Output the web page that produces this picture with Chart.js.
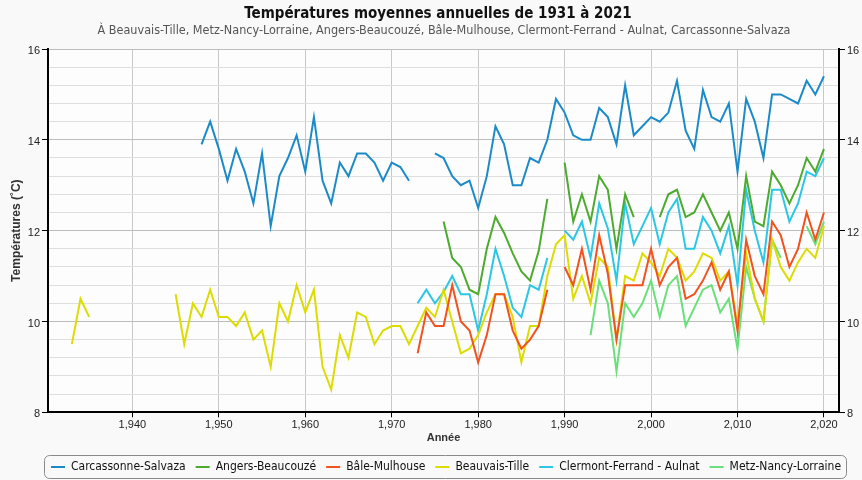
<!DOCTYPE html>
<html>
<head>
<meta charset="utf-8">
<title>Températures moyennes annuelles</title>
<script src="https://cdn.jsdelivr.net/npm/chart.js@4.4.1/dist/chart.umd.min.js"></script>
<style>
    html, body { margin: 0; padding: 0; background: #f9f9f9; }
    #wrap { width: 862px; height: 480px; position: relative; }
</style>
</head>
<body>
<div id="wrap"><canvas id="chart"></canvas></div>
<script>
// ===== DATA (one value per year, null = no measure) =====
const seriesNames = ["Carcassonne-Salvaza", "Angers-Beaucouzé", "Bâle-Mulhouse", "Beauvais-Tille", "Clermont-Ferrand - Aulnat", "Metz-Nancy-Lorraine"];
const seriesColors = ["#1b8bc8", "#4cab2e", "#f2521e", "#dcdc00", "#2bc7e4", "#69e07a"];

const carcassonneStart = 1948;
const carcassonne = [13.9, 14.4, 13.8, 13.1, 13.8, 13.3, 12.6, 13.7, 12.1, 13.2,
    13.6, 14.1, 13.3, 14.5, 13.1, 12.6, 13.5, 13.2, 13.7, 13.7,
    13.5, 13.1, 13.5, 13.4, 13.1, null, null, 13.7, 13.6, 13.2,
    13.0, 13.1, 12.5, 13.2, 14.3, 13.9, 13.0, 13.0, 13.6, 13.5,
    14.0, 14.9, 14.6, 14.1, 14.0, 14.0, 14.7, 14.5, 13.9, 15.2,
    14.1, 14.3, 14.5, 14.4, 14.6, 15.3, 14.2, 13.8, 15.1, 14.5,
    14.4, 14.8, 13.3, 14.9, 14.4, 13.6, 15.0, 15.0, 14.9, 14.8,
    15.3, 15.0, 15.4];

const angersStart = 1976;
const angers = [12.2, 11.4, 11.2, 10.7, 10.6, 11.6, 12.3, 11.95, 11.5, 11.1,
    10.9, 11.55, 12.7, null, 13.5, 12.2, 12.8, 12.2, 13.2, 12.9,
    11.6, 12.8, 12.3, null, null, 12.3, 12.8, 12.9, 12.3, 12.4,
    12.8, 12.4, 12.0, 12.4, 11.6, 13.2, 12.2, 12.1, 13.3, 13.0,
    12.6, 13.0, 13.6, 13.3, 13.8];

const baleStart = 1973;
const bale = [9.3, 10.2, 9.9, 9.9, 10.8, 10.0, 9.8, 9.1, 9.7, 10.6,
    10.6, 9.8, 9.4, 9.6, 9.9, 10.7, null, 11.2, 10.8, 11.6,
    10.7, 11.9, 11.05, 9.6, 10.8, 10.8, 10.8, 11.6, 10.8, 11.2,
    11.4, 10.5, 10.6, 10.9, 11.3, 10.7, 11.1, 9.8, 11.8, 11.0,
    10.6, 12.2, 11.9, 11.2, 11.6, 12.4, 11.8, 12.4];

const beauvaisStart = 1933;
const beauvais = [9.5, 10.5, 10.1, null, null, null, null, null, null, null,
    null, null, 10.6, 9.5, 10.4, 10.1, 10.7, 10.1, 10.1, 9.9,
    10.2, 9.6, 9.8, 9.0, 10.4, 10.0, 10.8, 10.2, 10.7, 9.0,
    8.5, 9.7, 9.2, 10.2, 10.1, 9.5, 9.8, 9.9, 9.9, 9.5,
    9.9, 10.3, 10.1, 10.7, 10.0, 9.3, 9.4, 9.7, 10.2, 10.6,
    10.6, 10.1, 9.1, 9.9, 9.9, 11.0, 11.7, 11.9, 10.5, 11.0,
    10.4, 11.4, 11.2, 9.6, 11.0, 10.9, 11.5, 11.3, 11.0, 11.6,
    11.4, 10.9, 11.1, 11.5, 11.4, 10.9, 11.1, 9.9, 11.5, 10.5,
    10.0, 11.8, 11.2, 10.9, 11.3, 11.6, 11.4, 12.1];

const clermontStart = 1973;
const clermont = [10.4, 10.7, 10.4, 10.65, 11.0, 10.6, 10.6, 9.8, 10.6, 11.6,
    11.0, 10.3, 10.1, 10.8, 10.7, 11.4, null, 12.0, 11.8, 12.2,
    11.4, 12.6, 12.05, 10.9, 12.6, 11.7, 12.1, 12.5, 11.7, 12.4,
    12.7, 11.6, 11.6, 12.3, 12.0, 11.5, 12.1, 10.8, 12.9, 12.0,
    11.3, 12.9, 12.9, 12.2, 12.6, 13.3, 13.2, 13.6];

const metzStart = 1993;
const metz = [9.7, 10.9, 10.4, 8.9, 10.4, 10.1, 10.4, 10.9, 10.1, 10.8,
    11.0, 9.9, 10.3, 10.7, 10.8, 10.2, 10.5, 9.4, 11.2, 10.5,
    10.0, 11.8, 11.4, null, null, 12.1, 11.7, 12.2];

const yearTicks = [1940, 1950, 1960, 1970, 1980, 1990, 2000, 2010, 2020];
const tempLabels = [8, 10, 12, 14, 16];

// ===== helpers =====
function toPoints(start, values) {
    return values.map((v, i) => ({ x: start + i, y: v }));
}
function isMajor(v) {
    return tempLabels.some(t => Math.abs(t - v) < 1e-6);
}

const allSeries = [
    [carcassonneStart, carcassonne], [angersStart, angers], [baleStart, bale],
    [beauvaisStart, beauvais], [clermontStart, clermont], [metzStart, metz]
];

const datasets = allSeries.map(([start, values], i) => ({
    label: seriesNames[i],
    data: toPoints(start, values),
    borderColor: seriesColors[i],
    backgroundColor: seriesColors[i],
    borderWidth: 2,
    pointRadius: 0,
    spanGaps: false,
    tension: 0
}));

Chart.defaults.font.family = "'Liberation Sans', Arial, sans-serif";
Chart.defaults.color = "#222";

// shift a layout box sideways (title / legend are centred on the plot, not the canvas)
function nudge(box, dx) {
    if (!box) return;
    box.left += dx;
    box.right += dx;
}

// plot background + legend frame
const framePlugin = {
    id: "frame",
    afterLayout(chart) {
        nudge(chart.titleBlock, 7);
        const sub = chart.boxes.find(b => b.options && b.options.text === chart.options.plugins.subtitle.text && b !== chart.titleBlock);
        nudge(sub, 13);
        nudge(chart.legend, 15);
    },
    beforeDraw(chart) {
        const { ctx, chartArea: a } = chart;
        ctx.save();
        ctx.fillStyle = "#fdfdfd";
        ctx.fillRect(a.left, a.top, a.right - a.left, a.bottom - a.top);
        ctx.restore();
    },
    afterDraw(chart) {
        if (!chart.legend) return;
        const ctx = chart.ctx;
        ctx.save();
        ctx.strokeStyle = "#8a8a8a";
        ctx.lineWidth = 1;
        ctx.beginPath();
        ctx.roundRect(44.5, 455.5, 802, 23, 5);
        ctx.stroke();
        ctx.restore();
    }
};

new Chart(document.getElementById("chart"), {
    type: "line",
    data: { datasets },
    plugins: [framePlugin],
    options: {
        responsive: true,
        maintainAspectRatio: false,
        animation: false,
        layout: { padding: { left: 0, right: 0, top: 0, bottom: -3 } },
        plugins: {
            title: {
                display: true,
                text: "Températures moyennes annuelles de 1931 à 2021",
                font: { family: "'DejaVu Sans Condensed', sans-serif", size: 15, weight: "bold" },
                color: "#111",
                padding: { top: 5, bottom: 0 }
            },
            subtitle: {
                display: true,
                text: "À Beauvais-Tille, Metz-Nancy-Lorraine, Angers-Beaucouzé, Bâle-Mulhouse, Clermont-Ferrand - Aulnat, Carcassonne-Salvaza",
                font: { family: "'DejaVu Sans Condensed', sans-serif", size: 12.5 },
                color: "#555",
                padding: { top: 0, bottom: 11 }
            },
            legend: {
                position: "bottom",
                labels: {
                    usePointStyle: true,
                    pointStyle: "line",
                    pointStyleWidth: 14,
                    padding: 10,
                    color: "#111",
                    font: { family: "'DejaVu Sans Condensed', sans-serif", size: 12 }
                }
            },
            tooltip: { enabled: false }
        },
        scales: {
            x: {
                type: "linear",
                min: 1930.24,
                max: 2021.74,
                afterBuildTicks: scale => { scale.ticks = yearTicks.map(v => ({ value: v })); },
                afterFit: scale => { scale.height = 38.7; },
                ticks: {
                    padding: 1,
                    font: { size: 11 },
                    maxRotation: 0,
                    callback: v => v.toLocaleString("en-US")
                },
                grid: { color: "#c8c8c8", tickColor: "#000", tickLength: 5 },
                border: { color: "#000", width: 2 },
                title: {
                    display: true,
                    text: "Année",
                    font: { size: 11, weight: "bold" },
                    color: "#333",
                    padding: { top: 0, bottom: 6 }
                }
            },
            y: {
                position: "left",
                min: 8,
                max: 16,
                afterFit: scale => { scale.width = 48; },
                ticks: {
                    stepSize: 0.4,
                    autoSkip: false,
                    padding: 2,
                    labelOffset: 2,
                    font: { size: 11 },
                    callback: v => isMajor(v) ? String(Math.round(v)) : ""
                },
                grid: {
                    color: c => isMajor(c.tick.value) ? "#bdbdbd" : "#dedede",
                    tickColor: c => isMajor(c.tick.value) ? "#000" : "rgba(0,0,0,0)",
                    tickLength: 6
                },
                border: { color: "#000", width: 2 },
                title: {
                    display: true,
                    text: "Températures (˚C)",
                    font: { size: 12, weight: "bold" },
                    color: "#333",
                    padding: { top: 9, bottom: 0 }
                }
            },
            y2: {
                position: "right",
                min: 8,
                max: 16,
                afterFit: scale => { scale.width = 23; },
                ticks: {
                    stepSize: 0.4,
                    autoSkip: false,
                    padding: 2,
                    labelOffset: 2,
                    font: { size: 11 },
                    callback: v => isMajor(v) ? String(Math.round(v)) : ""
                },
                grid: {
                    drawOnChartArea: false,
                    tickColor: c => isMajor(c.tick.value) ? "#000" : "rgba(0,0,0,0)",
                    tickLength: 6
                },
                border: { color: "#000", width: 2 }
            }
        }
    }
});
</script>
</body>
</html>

Goal of the exercise
Print the data above verbatim from the first line through the line holding "15.3, 15.0, 15.4];", leaving every picture out.

Worked solution
Output the web page that produces this picture with Chart.js.
<!DOCTYPE html>
<html>
<head>
<meta charset="utf-8">
<title>Températures moyennes annuelles</title>
<script src="https://cdn.jsdelivr.net/npm/chart.js@4.4.1/dist/chart.umd.min.js"></script>
<style>
    html, body { margin: 0; padding: 0; background: #f9f9f9; }
    #wrap { width: 862px; height: 480px; position: relative; }
</style>
</head>
<body>
<div id="wrap"><canvas id="chart"></canvas></div>
<script>
// ===== DATA (one value per year, null = no measure) =====
const seriesNames = ["Carcassonne-Salvaza", "Angers-Beaucouzé", "Bâle-Mulhouse", "Beauvais-Tille", "Clermont-Ferrand - Aulnat", "Metz-Nancy-Lorraine"];
const seriesColors = ["#1b8bc8", "#4cab2e", "#f2521e", "#dcdc00", "#2bc7e4", "#69e07a"];

const carcassonneStart = 1948;
const carcassonne = [13.9, 14.4, 13.8, 13.1, 13.8, 13.3, 12.6, 13.7, 12.1, 13.2,
    13.6, 14.1, 13.3, 14.5, 13.1, 12.6, 13.5, 13.2, 13.7, 13.7,
    13.5, 13.1, 13.5, 13.4, 13.1, null, null, 13.7, 13.6, 13.2,
    13.0, 13.1, 12.5, 13.2, 14.3, 13.9, 13.0, 13.0, 13.6, 13.5,
    14.0, 14.9, 14.6, 14.1, 14.0, 14.0, 14.7, 14.5, 13.9, 15.2,
    14.1, 14.3, 14.5, 14.4, 14.6, 15.3, 14.2, 13.8, 15.1, 14.5,
    14.4, 14.8, 13.3, 14.9, 14.4, 13.6, 15.0, 15.0, 14.9, 14.8,
    15.3, 15.0, 15.4];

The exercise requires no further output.